Honestly I've never thought about it so I must not care very much. How about if fallout from a passing comet made women like fusion and there would be just as many women as men in the audience so it didn't look like a fucking Johnny Cash prison concert? Now that would be something groundbreaking to change the jazz world.
1-Was your attitude when you were first starting out "i'm going to do music for a living, or end up living in a cardboard box"? Or did you have some sort of "time limit" before you were going to head down to Vivid and apply for a job?
No, I knew I was going to play music for a living - I didn't know I'd be lucky enough to play my own music, but if I couldn't do that I'd be a 50 year old member of a top 40 band somewhere.
2-Did you go through any starvation periods during your career in music, or have you always been fortunate enough to either have a steady gig or family and friends who would help you out if times were lean?
I've been through periods of having to steal food from supermarkets and accept gift baskets of food from friends. I've also worked as a mechanic for my Dad's auto shop. as a telephone operator, as a telemarketer selling pens to banks, policeman's ball tickets, and the unforgettable and always inspiring aluminum siding.
3-From what i know, when musicians from another country come here to play, they first have to get a "work visa" which costs thousands of dollars. Is this the same for you when you tour over seas? Does this expense come out of your pocket, or does the promoter pick up the tab?
Only some countries require work visas for musicians - the promoter has to pay for that.
4-Are there any guitar players out there (besides Landau) who you make an effort to hear what they're up to, or try and see them live if possible? Or do you mostly listen to non-guitar stuff these days?
I like to hear Kurt Rosenwinkle - he's awesome. I would never miss the chance to see Phillip DeGruy either, or Ted Greene. But there are so many more that you already know about that I like too.
5-You've probably seen a ton of guitar-star guests do clinics at GIT over the years- any fond memories you'd like to share? Any surprises?
The most amazing guitarist I've ever seen at GIT was Albert Collins. I have no words - that show just blew my head off! He was so incredible but his live show took it to another level and I'd never seen him live before - I was talking about it for weeks.
This is so cool that Scott takes the time to do this, thanks!
I saw Albert Collins open and play with Gary Moore at the Universal Ampatheater in 1989. Gary was doing the blues thing then, he only played in LA and NY that tour. I don't remember AC that well but I know GM was very into him. I think it is interesting that a great technician like Scott H. would get into such an emotional player like that. Then again I know Scott plays with as much heart and soul as anyone.
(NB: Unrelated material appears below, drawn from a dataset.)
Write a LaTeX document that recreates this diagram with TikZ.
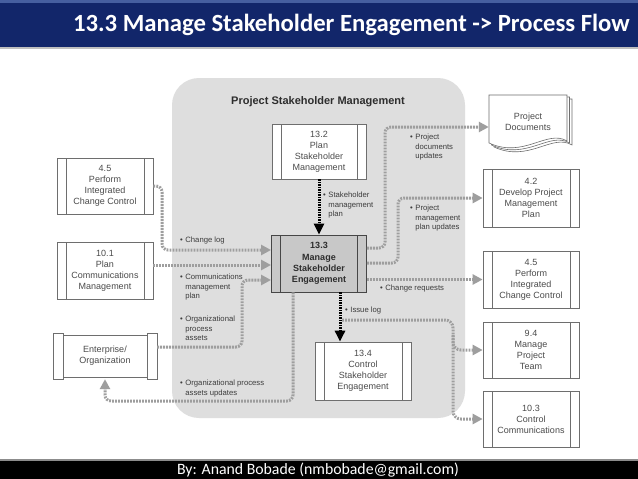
\documentclass[tikz,border=0pt]{standalone}
\usepackage{fontspec}
\setmainfont{Liberation Sans}
\newfontfamily\hdrfont{Carlito}
\usetikzlibrary{arrows.meta}
\definecolor{navy}{RGB}{18,38,106}
\definecolor{navylight}{RGB}{70,95,160}
\definecolor{regionfill}{RGB}{222,222,222}
\definecolor{boxline}{RGB}{110,110,110}
\definecolor{boxtext}{RGB}{75,75,75}
\definecolor{darkline}{RGB}{70,70,70}
\definecolor{midfill}{RGB}{200,200,200}
\definecolor{dotgray}{RGB}{158,158,158}
\definecolor{labtext}{RGB}{60,60,60}
\definecolor{titletext}{RGB}{45,45,45}
\newcommand\blab[1]{\begin{tabular}{@{}l@{\hspace{2.5pt}}l@{}}#1\end{tabular}}
\tikzset{
  pp/.store in=\ppcol, pp=boxline,
  proc/.style={draw=boxline, fill=white, line width=0.7pt, align=center, inner sep=0pt,
    text=boxtext, font=\fontsize{9}{11}\selectfont, minimum width=96pt, minimum height=57pt,
    path picture={\draw[draw=\ppcol, line width=0.7pt]
      ([xshift=9pt]path picture bounding box.south west) -- ([xshift=9pt]path picture bounding box.north west)
      ([xshift=-9pt]path picture bounding box.south east) -- ([xshift=-9pt]path picture bounding box.north east);}},
  mainproc/.style={proc, pp=darkline, draw=darkline, fill=midfill, line width=0.9pt, text=titletext,
    font=\fontsize{9}{11.2}\selectfont\bfseries},
  gline/.style={draw=dotgray, line width=3pt, dash pattern=on 1.8pt off 1.2pt, rounded corners=6pt,
    -{Triangle[length=10pt,width=10pt]}},
  bline/.style={draw=black, line width=3pt, dash pattern=on 1.5pt off 1pt,
    -{Triangle[length=11pt,width=10pt]}},
  lab/.style={font=\fontsize{7.7}{9.6}\selectfont, text=labtext, inner sep=0pt, anchor=north west},
  sheet/.style={draw=boxline, fill=white, line width=0.6pt}
}
\begin{document}
\begin{tikzpicture}[x=1pt,y=-1pt]
\useasboundingbox (0,0) rectangle (638,479);
\fill[white] (0,0) rectangle (638,479);
% header
\fill[navylight] (0,0) rectangle (638,2.5);
\fill[navy] (0,2.5) rectangle (638,47);
\fill[black!25] (0,47) rectangle (638,48.5);
\node[text=white, font=\hdrfont\bfseries\fontsize{24.7}{28}\selectfont, anchor=east, inner sep=0pt] (hdr) at (630,25) {13.3 Manage Stakeholder Engagement -> Process Flow};
% footer
\fill[black] (0,459) rectangle (638,479);
\fill[black!45] (0,459) rectangle (638,460.5);
\node[text=white, font=\hdrfont\fontsize{15.8}{18}\selectfont, inner sep=0pt] (ftr) at (318,470.5) {By: Anand Bobade (nmbobade@gmail.com)};
% region
\fill[regionfill, rounded corners=27pt] (172,78) rectangle (465,418);
\node[font=\fontsize{11}{13}\selectfont\bfseries, text=titletext, inner sep=0pt] (rt) at (318,102) {Project Stakeholder Management};
% process nodes
\node[proc, minimum width=94pt, minimum height=55pt] (p132) at (319,151.5) {13.2\\Plan\\Stakeholder\\Management};
\node[mainproc, minimum width=95pt, minimum height=57pt] (p133) at (319,263.5) {13.3\\Manage\\Stakeholder\\Engagement};
\node[proc, minimum height=58pt] (p134) at (363,371) {13.4\\Control\\Stakeholder\\Engagement};
\node[proc, minimum height=56pt] (l45) at (105,186) {4.5\\Perform\\Integrated\\Change Control};
\node[proc] (l101) at (105,270.5) {10.1\\Plan\\Communications\\Management};
% enterprise shape
\draw[sheet] (63,335) rectangle (147,377);
\draw[sheet] (53,333) rectangle (63,379);
\draw[sheet] (147,333) rectangle (157,379);
\node[align=center, inner sep=0pt, text=boxtext, font=\fontsize{9}{11}\selectfont, minimum width=104pt, minimum height=46pt] (ent) at (105,356) {Enterprise/\\Organization};
% documents stack
\begin{scope}[shift={(489,95)}]
  \draw[sheet] (5,4) -- (83,4) -- (83,50) .. controls (63,38) and (40,68) .. (5,52) -- cycle;
  \draw[sheet] (2.5,2) -- (80.5,2) -- (80.5,48) .. controls (60.5,36) and (37.5,66) .. (2.5,50) -- cycle;
  \draw[sheet] (0,0) -- (78,0) -- (78,46) .. controls (58,34) and (35,64) .. (0,48) -- cycle;
\end{scope}
\node[align=center, inner sep=0pt, text=boxtext, font=\fontsize{9}{11}\selectfont, minimum width=78pt, minimum height=40pt] (docs) at (528,121.5) {Project\\Documents};
% right nodes
\node[proc, minimum height=58pt] (r42) at (531,198) {4.2\\Develop Project\\Management\\Plan};
\node[proc] (r45) at (531,279.5) {4.5\\Perform\\Integrated\\Change Control};
\node[proc, minimum height=56pt] (r94) at (531,350) {9.4\\Manage\\Project\\Team};
\node[proc, minimum height=56pt] (r103) at (531,419) {10.3\\Control\\Communications};
% connectors
\coordinate (a1) at ([yshift=13.5pt]p133.west);
\coordinate (a2) at ([yshift=-1.5pt]p133.west);
\coordinate (a3) at ([yshift=-16.5pt]p133.west);
\draw[gline] (l45.east) -- (162,186) -- (162,250) -- (a1);
\draw[gline] (l101.east |- a2) -- (a2);
\draw[gline] ([yshift=9pt]ent.east) -- (242,347) -- (242,280) -- (a3);
\draw[gline] ([xshift=-26pt]p133.south) -- (293,401) -- (105,401) -- (ent.south);
\draw[gline] ([yshift=15.5pt]p133.east) -- (385,248) -- (385,127) -- ([yshift=-5.5pt]docs.west);
\draw[gline] ([yshift=0.5pt]p133.east) -- (398,263) -- (398,198) -- (r42.west);
\draw[gline] (p133.east |- r45.west) -- (r45.west);
\draw[bline] (p132.south) -- (p133.north);
\coordinate (bs) at ([xshift=21pt]p133.south);
\draw[bline] (bs) -- (bs |- p134.north);
\coordinate (il) at (342,320);
\draw[gline, rounded corners=8pt] (il) -- (453,320) -- (453,419) -- (r103.west);
\draw[gline, rounded corners=8pt] (453,335) -- (453,350) -- (r94.west);
% labels
\node[lab] (lb1) at (180,235.5) {\blab{\textbullet & Change log}};
\node[lab] (lb2) at (180,272.5) {\blab{\textbullet & Communications\\ & management\\ & plan}};
\node[lab] (lb3) at (180,314.5) {\blab{\textbullet & Organizational\\ & process\\ & assets}};
\node[lab] (lb4) at (180,378.5) {\blab{\textbullet & Organizational process\\ & assets updates}};
\node[lab] (lb5) at (323,190.5) {\blab{\textbullet & Stakeholder\\ & management\\ & plan}};
\node[lab] (lb6) at (410,132.5) {\blab{\textbullet & Project\\ & documents\\ & updates}};
\node[lab] (lb7) at (410,203.5) {\blab{\textbullet & Project\\ & management\\ & plan updates}};
\node[lab] (lb8) at (380,283.5) {\blab{\textbullet & Change requests}};
\node[lab] (lb9) at (345,305.5) {\blab{\textbullet & Issue log}};
\end{tikzpicture}
\end{document}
Too funny on the Penthouse line. I cant wait for the new live disk, and Landau mixing too, its going to sound great.
Joined: 31 Aug 2004 Posts: 20 Location: Ibaraki, Japan
Posted: Thu Oct 07, 2004 1:35 am Post subject:
I saw Albert Collins twice. Once in the late eighties and then just before he passed away in '92. I still remember both of those shows vividly. Albert was a great showman but never over the top, and his tone and phrasing were unique, powerful and special. I can totally understand Scott's reaction, because Albert was always on top of his game.